(Exercise description):
From the first line of the data down to and including the line with "(datatext) at (180,220)", copy everything exactly, leaving out pictures.

····················

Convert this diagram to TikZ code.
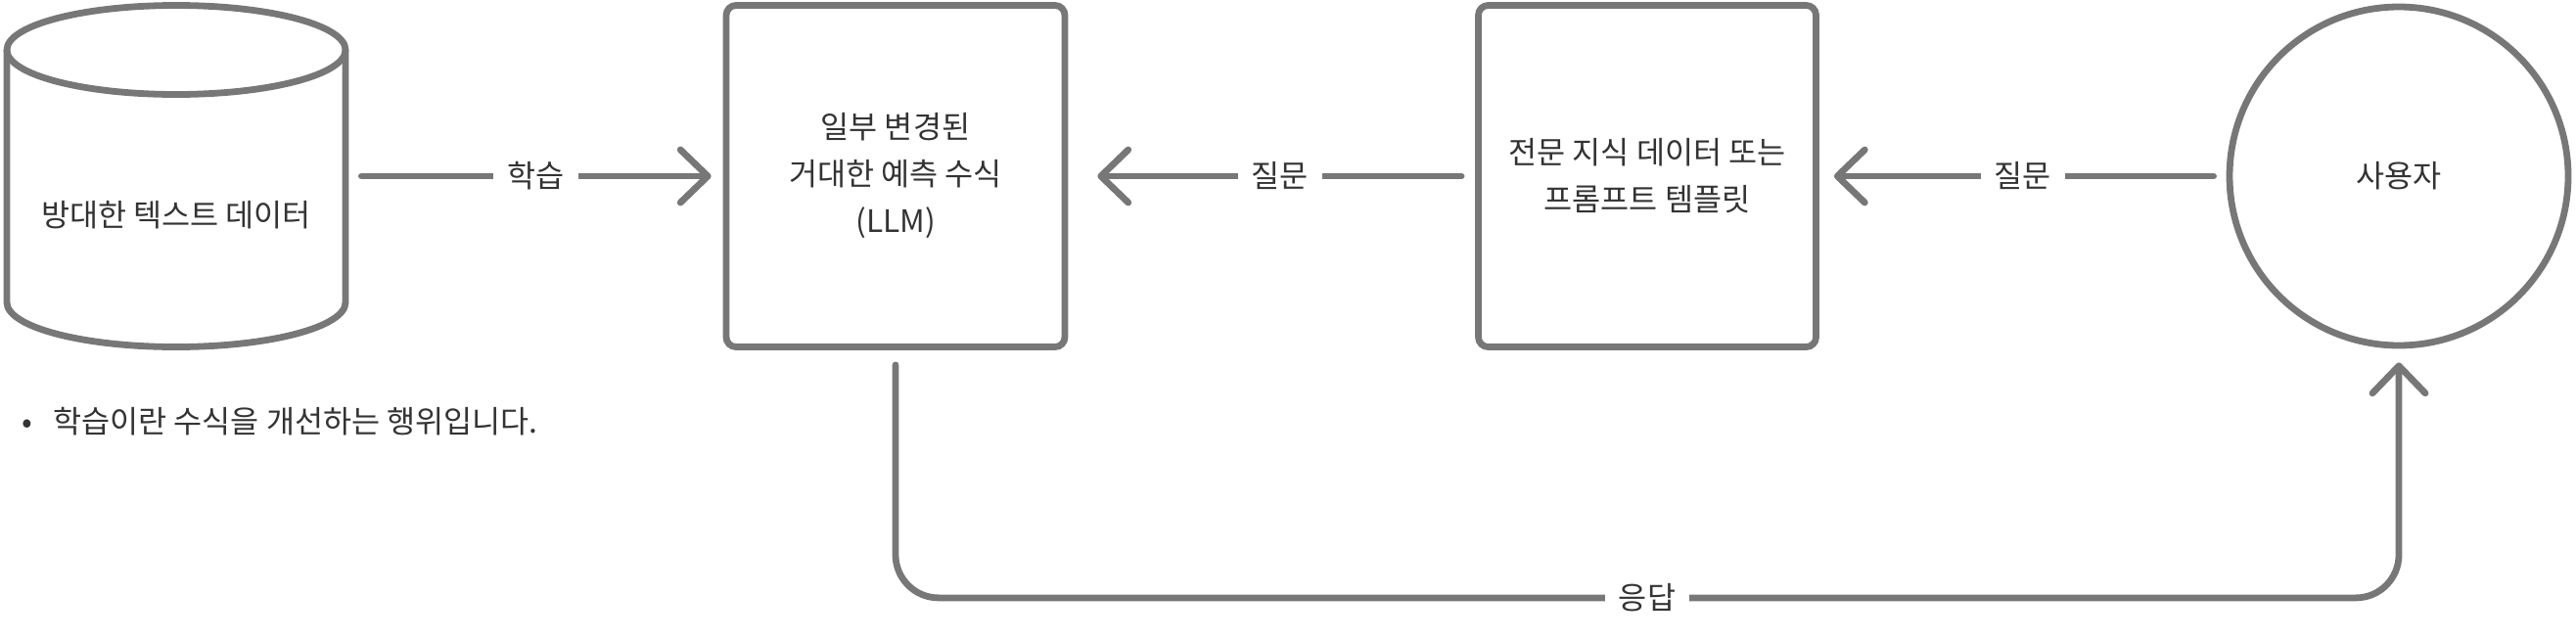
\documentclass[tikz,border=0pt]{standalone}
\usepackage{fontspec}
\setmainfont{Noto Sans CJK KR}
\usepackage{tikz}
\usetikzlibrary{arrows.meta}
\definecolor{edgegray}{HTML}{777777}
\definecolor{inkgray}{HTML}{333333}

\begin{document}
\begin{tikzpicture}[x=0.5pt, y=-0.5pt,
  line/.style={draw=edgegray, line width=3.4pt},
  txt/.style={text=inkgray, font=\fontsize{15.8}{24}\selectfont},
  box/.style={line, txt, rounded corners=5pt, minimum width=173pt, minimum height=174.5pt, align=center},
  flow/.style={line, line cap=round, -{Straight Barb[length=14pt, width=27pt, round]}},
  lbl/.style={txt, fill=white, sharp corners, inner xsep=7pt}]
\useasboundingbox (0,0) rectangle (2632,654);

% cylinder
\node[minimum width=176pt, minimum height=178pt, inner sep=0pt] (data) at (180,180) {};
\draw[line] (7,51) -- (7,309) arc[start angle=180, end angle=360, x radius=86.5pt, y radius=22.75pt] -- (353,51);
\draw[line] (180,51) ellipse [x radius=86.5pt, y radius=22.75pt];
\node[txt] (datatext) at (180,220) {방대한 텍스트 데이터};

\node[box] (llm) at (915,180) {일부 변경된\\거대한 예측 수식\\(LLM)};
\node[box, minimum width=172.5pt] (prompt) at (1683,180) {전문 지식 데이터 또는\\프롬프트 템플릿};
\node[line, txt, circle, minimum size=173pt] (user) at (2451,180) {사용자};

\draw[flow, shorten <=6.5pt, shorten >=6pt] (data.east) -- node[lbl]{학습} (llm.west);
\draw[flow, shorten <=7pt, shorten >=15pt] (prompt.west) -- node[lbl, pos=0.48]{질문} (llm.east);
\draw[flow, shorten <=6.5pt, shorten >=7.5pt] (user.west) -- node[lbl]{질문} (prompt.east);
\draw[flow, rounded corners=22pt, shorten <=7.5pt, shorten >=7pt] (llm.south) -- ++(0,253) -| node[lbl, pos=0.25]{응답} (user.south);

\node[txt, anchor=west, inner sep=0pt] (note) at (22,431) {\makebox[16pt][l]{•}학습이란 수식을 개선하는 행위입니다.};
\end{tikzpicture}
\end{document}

····················

(Exercise output):
Convert this diagram to TikZ code.
\documentclass[tikz,border=0pt]{standalone}
\usepackage{fontspec}
\setmainfont{Noto Sans CJK KR}
\usepackage{tikz}
\usetikzlibrary{arrows.meta}
\definecolor{edgegray}{HTML}{777777}
\definecolor{inkgray}{HTML}{333333}

\begin{document}
\begin{tikzpicture}[x=0.5pt, y=-0.5pt,
  line/.style={draw=edgegray, line width=3.4pt},
  txt/.style={text=inkgray, font=\fontsize{15.8}{24}\selectfont},
  box/.style={line, txt, rounded corners=5pt, minimum width=173pt, minimum height=174.5pt, align=center},
  flow/.style={line, line cap=round, -{Straight Barb[length=14pt, width=27pt, round]}},
  lbl/.style={txt, fill=white, sharp corners, inner xsep=7pt}]
\useasboundingbox (0,0) rectangle (2632,654);

% cylinder
\node[minimum width=176pt, minimum height=178pt, inner sep=0pt] (data) at (180,180) {};
\draw[line] (7,51) -- (7,309) arc[start angle=180, end angle=360, x radius=86.5pt, y radius=22.75pt] -- (353,51);
\draw[line] (180,51) ellipse [x radius=86.5pt, y radius=22.75pt];
\node[txt] (datatext) at (180,220) {방대한 텍스트 데이터};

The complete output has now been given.